Mon très-cher frère,
Quoique je ne sois encore que convalescente, il me semble que le plaisir que j'ai, mon très-cher frère, de vous écrire soulage mes maux. Je les endurerais avec patience, s'ils ne me privaient de la seule consolation qui me reste dans notre séparation, qui est de vous assurer que vous m'êtes infiniment plus cher que moi-même. L'inquiétude que vous avez témoignée à Stefanino sur mon long silence m'est une preuve bien précieuse de vos bontés. Vous m'avez rendu justice, mon cher frère, puisqu'il n'y a que les infirmités de mon corps qui puissent retenir les mouvements de mon cœur, qui vous est trop acquis pour négliger les moindres occasions de mettre au jour les sentiments qu'il renferme. J'ai été très-mal, ayant eu des coliques continuelles, accompagnées de douleurs dans tous les membres. Je suis encore fort faible, ne pouvant rattraper le sommeil. J'ai eu recours aux sermons; mais ils m'ont ennuyée au lieu de m'endormir.
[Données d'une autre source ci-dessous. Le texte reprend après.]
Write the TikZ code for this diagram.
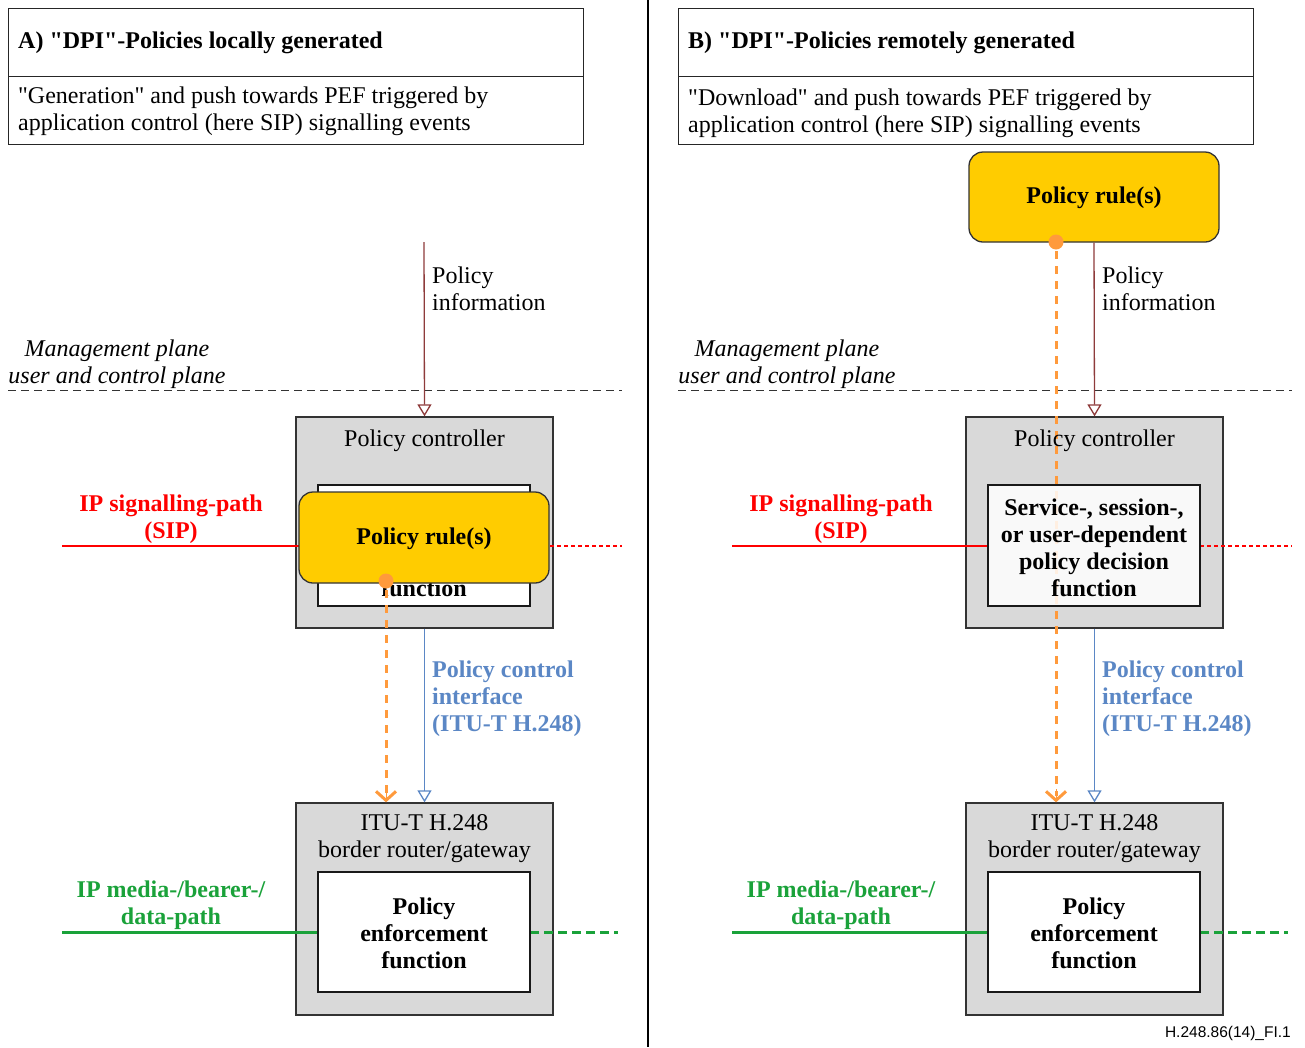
\documentclass[tikz,border=0pt]{standalone}
\usepackage{fontspec}
% serif family loaded without TeX ligatures so that " stays a straight quote
\newfontfamily\serif{Liberation Serif}
\newfontfamily\footfont{Liberation Sans}
\usetikzlibrary{arrows.meta}

\definecolor{boxgray}{HTML}{D9D9D9}
\definecolor{ruleyellow}{HTML}{FFCC00}
\definecolor{pathred}{HTML}{FF0000}
\definecolor{pathgreen}{HTML}{1AA23A}
\definecolor{ctrlblue}{HTML}{5B87C5}
\definecolor{infobrown}{HTML}{8E3B3B}
\definecolor{pushorange}{HTML}{FF9A3C}

\tikzset{
  txt/.style={font=\serif\fontsize{24}{27}\selectfont, inner sep=0pt, align=center},
  btxt/.style={txt, font=\serif\fontsize{24}{27}\selectfont\bfseries},
  ltxt/.style={txt, align=left, anchor=west},
  headbox/.style={draw=black!85, line width=1.3pt, inner sep=0pt},
  graybox/.style={draw=black!80, line width=1.3pt, fill=boxgray, inner sep=0pt},
  whitebox/.style={draw=black!90, line width=1.3pt, fill=white, inner sep=0pt},
  rulebox/.style={draw=black!80, line width=1.3pt, fill=ruleyellow, rounded corners=14pt, inner sep=0pt},
  openarrow/.style={-{Triangle[open,length=12pt,width=14pt]}, line width=1.3pt},
  pushline/.style={pushorange, line width=3pt, dash pattern=on 8pt off 7pt},
  pushtip/.style={-{Straight Barb[length=9pt,width=20pt,line width=3pt]}},
  planeline/.style={black!80, line width=1pt, dash pattern=on 8pt off 5pt},
  sigsolid/.style={pathred, line width=1.8pt},
  sigdotted/.style={pathred, line width=1.8pt, dash pattern=on 4pt off 3pt},
  medsolid/.style={pathgreen, line width=3pt},
  meddashed/.style={pathgreen, line width=3pt, dash pattern=on 9pt off 5pt},
}

\begin{document}
\begin{tikzpicture}[x=1pt,y=-1pt]
\useasboundingbox (0,0) rectangle (1305,1047);

% separator between the two scenarios
\draw[line width=1.2pt] (648,0) -- (648,1047);

% ---------------- headers ----------------
\node[headbox, minimum width=575pt, minimum height=68pt, anchor=north west] (hA) at (8,8) {};
\node[headbox, minimum width=575pt, minimum height=68pt, anchor=north west] (sA) at (8,76) {};
\node[btxt, anchor=west] (hAt) at (18,43) {A) "DPI"-Policies locally generated};
\node[ltxt] (sAt) at (18,111) {"Generation" and push towards PEF triggered by\\application control (here SIP) signalling events};

\node[headbox, minimum width=575pt, minimum height=68pt, anchor=north west] (hB) at (678,8) {};
\node[headbox, minimum width=575pt, minimum height=68pt, anchor=north west] (sB) at (678,76) {};
\node[btxt, anchor=west] (hBt) at (688,43) {B) "DPI"-Policies remotely generated};
\node[ltxt] (sBt) at (688,113) {"Download" and push towards PEF triggered by\\application control (here SIP) signalling events};

% ---------------- plane boundaries ----------------
\coordinate (plA1) at (8,390);
\coordinate (plA2) at (622,390);
\coordinate (plB1) at (678,390);
\coordinate (plB2) at (1292,390);
\draw[planeline] (plA1) -- (plA2);
\draw[planeline] (plB1) -- (plB2);
\node[txt, font=\serif\fontsize{24}{27}\selectfont\itshape] (mpA) at (117,364) {Management plane\\user and control plane};
\node[txt, font=\serif\fontsize{24}{27}\selectfont\itshape] (mpB) at (787,364) {Management plane\\user and control plane};

% ---------------- scenario A ----------------
% policy controller and border router frames
\node[graybox, minimum width=257pt, minimum height=211pt] (pcA) at (424.5,522.5) {};
\node[graybox, minimum width=257pt, minimum height=212pt] (brA) at (424.5,909) {};

% signalling path
\coordinate (sigA0) at (62,546);
\coordinate (sigA1) at (622,546);
\draw[sigsolid] (sigA0) -- (299,546);
\draw[sigdotted] (550,546) -- (sigA1);
\node[btxt, text=pathred] (sigAl) at (171,519) {IP signalling-path\\(SIP)};

% media path
\coordinate (medA0) at (62,932);
\coordinate (medA1) at (618,932);
\draw[medsolid] (medA0) -- (318,932);
\draw[meddashed] (530,932) -- (medA1);
\node[btxt, text=pathgreen] (medAl) at (171,905) {IP media-/bearer-/\\data-path};

% policy controller content
\node[txt] (pcAt) at (424.5,441) {Policy controller};
\node[whitebox, minimum width=212pt, minimum height=121pt] (pdA) at (424,545.5) {};
\node[btxt] (pdAt) at (424,548) {Service-, session-,\\or user-dependent\\policy decision\\function};
\node[rulebox, minimum width=250pt, minimum height=91pt] (prA) at (424,537.5) {};
\node[btxt] (prAt) at (424,539) {Policy rule(s)};

% border router / gateway content
\node[txt] (brAt) at (424.5,838.5) {ITU-T H.248\\border router/gateway};
\node[whitebox, minimum width=212pt, minimum height=120pt] (peA) at (424,932) {};
\node[btxt] (peAt) at (424,933) {Policy\\enforcement\\function};

% policy information into the controller
\coordinate (piA) at (424,242);
\draw[openarrow, infobrown] (piA) -- (pcA.north);
\node[ltxt] (piAl) at (432,289) {Policy\\information};

% policy control interface
\draw[openarrow, ctrlblue] (pcA.south) -- (brA.north);
\node[btxt, align=left, anchor=west, text=ctrlblue] (pciA) at (432,698.5) {Policy control\\interface\\(ITU-T H.248)};

% rule push towards the enforcement function
\coordinate (dotA) at (386,581);
\draw[pushline] (386,590) -- (386,796);
\draw[pushtip, pushorange] (386,789) -- (brA.north -| dotA);
\fill[pushorange] (dotA) circle (7.5pt);

% ---------------- scenario B ----------------
\node[rulebox, minimum width=250pt, minimum height=90pt] (prB) at (1094,197) {};
\node[btxt] (prBt) at (1094,198) {Policy rule(s)};

\node[graybox, minimum width=257pt, minimum height=211pt] (pcB) at (1094.5,522.5) {};
\node[graybox, minimum width=257pt, minimum height=212pt] (brB) at (1094.5,909) {};

\coordinate (sigB0) at (732,546);
\coordinate (sigB1) at (1292,546);
\draw[sigsolid] (sigB0) -- (988,546);
\draw[sigdotted] (1200,546) -- (sigB1);
\node[btxt, text=pathred] (sigBl) at (841,519) {IP signalling-path\\(SIP)};

\coordinate (medB0) at (732,932);
\coordinate (medB1) at (1288,932);
\draw[medsolid] (medB0) -- (988,932);
\draw[meddashed] (1200,932) -- (medB1);
\node[btxt, text=pathgreen] (medBl) at (841,905) {IP media-/bearer-/\\data-path};

\coordinate (dotB) at (1056,242);
\draw[pushline] (1056,251) -- (1056,796);
\node[txt] (pcBt) at (1094.5,441) {Policy controller};
\node[whitebox, fill opacity=0.85, text opacity=1, minimum width=212pt, minimum height=121pt] (pdB) at (1094,545.5) {};
\node[btxt] (pdBt) at (1094,548) {Service-, session-,\\or user-dependent\\policy decision\\function};

\node[txt] (brBt) at (1094.5,838.5) {ITU-T H.248\\border router/gateway};
\node[whitebox, minimum width=212pt, minimum height=120pt] (peB) at (1094,932) {};
\node[btxt] (peBt) at (1094,933) {Policy\\enforcement\\function};

\draw[openarrow, infobrown] (prB.south) -- (pcB.north);
\node[ltxt] (piBl) at (1102,289) {Policy\\information};

\draw[openarrow, ctrlblue] (pcB.south) -- (brB.north);
\node[btxt, align=left, anchor=west, text=ctrlblue] (pciB) at (1102,698.5) {Policy control\\interface\\(ITU-T H.248)};

\draw[pushtip, pushorange] (1056,789) -- (brB.north -| dotB);
\fill[pushorange] (dotB) circle (7.5pt);

% figure identifier
\node[font=\footfont\fontsize{15.5}{17}\selectfont, anchor=east, inner sep=0pt] (figid) at (1291,1033) {H.248.86(14)\_FI.1};
\end{tikzpicture}
\end{document}
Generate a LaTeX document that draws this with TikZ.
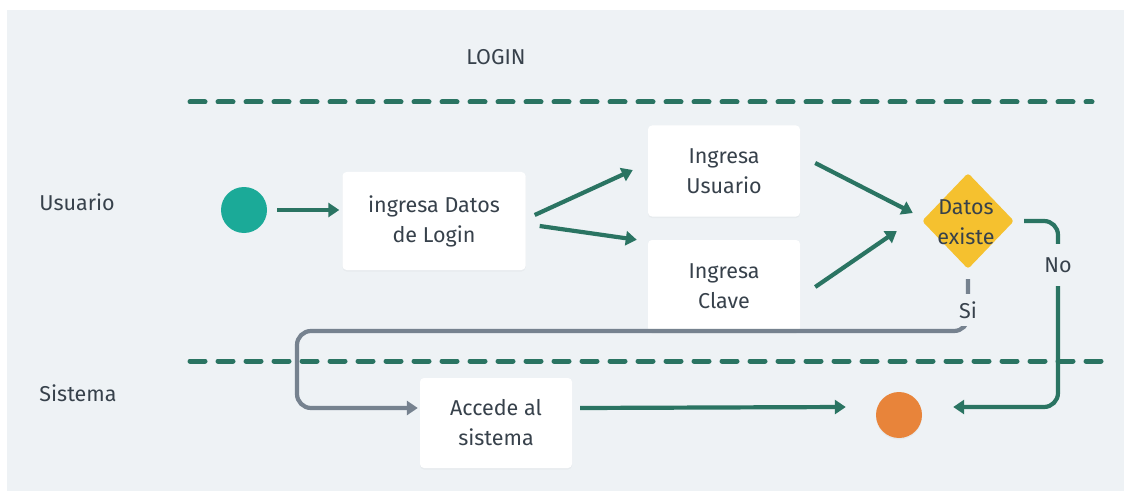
\documentclass[tikz,border=0pt]{standalone}
\usepackage{fontspec}
\setmainfont{Fira Sans}
\usetikzlibrary{arrows.meta,shapes.geometric,shadows}

\definecolor{bgc}{HTML}{EEF2F5}
\definecolor{flowc}{HTML}{2A7462}
\definecolor{greyc}{HTML}{76828F}
\definecolor{txtc}{HTML}{37414B}
\definecolor{startc}{HTML}{1BAA98}
\definecolor{endc}{HTML}{E8843A}
\definecolor{decc}{HTML}{F5C12F}

\tikzset{
  lbl/.style={font=\fontsize{21.5}{26}\selectfont, text=txtc, inner sep=0pt},
  stepbox/.style={fill=white, rounded corners=4pt, align=center,
    font=\fontsize{21.5}{30}\selectfont, text=txtc,
    drop shadow={opacity=0.06, shadow xshift=0pt, shadow yshift=-1.5pt}},
  flow/.style={draw=flowc, line width=4.2pt,
    -{Triangle[length=11pt,width=14pt]}},
  yesflow/.style={draw=greyc, line width=4.2pt,
    -{Triangle[length=11pt,width=14pt]}},
  lane/.style={draw=flowc, line width=5pt, line cap=round,
    dash pattern=on 15pt off 13pt},
  gaplabel/.style={fill=bgc, text=txtc, font=\fontsize{21.5}{26}\selectfont,
    inner xsep=2pt},
}

\begin{document}
\begin{tikzpicture}[x=1pt,y=-1pt]
  % page and backdrop
  \useasboundingbox (0,0) rectangle (1130,492);
  \fill[white] (0,0) rectangle (1130,492);
  \fill[bgc] (7,10) rectangle (1124,491);

  % title and lanes
  \node[lbl] (title) at (496,57) {LOGIN};
  \node[lbl] (laneU) at (77,202) {Usuario};
  \node[lbl] (laneS) at (78,393) {Sistema};
  \coordinate (l1a) at (190,102);
  \coordinate (l1b) at (1092,102);
  \coordinate (l2a) at (190,361);
  \coordinate (l2b) at (1102,361);
  \draw[lane] (l1a) -- (l1b);
  \draw[lane] (l2a) -- (l2b);

  % activity nodes
  \node[circle, fill=startc, minimum size=46pt, inner sep=0pt] (start) at (244,210) {};
  \node[stepbox, minimum width=183pt, minimum height=98pt] (ing) at (434,221) {ingresa Datos\\de Login};
  \node[stepbox, minimum width=152pt, minimum height=91pt] (usr) at (724,171) {Ingresa\\Usuario};
  \node[stepbox, minimum width=152pt, minimum height=92pt] (cla) at (724,286) {Ingresa\\Clave};
  \node[diamond, fill=decc, minimum width=92pt, minimum height=96pt, inner sep=0pt,
        rounded corners=3pt] (dec) at (968,221) {};
  \node[align=center, text=txtc, font=\fontsize{21.5}{30}\selectfont] (dectext) at (966,222) {Datos\\existe};
  \node[stepbox, minimum width=152pt, minimum height=90pt] (acc) at (496,423) {Accede al\\sistema};
  \node[circle, fill=endc, minimum size=46pt, inner sep=0pt,
        drop shadow={opacity=0.08, shadow xshift=0pt, shadow yshift=-1.5pt}] (end) at (899,415) {};

  % main flow
  \draw[flow] ([shift={(10,0)}]start.east) -- ([shift={(-3,-11)}]ing.west);
  \draw[flow] ([shift={(9,-6)}]ing.east) -- ([shift={(-15,-1)}]usr.west);
  \draw[flow] ([shift={(14,5)}]ing.east) -- ([shift={(-11,0)}]cla.north west);
  \draw[flow] ([shift={(15,-8)}]usr.east) -- ([shift={(-9,-8)}]dec.west);
  \draw[flow] ([shift={(15,1)}]cla.east) -- ([shift={(-25,10)}]dec.west);
  \draw[flow] ([shift={(8,-15)}]acc.east) -- ([shift={(-30,-8)}]end.west);

  % decision branches
  \draw[flow, rounded corners=14pt] ([shift={(10,0)}]dec.east) -| (1058,300)
        |- ([shift={(31,-8)}]end.east);
  \node[gaplabel, minimum height=42pt] (no) at (1058,265) {No};

  \draw[yesflow, rounded corners=14pt] ([shift={(0,10)}]dec.south) -- (968,331)
        -| (297,380) |- ([shift={(-2,-15)}]acc.west);
  \node[gaplabel, minimum height=32pt] (si) at (968,310) {Si};
\end{tikzpicture}
\end{document}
J'aurais dû commencer ma lettre par des félicitations, mon très-cher frère, sur votre nouvelle royauté; j'ai lu dans les gazettes l'offre qu'on vous a faite du royaume de Corse; j'en ai senti une joie excessive, puisque les barbares mêmes rendent justice à votre mérite. Je souhaiterais que toute l'Italie prît une pareille résolution; nous y verrions renaître le siècle des Césars.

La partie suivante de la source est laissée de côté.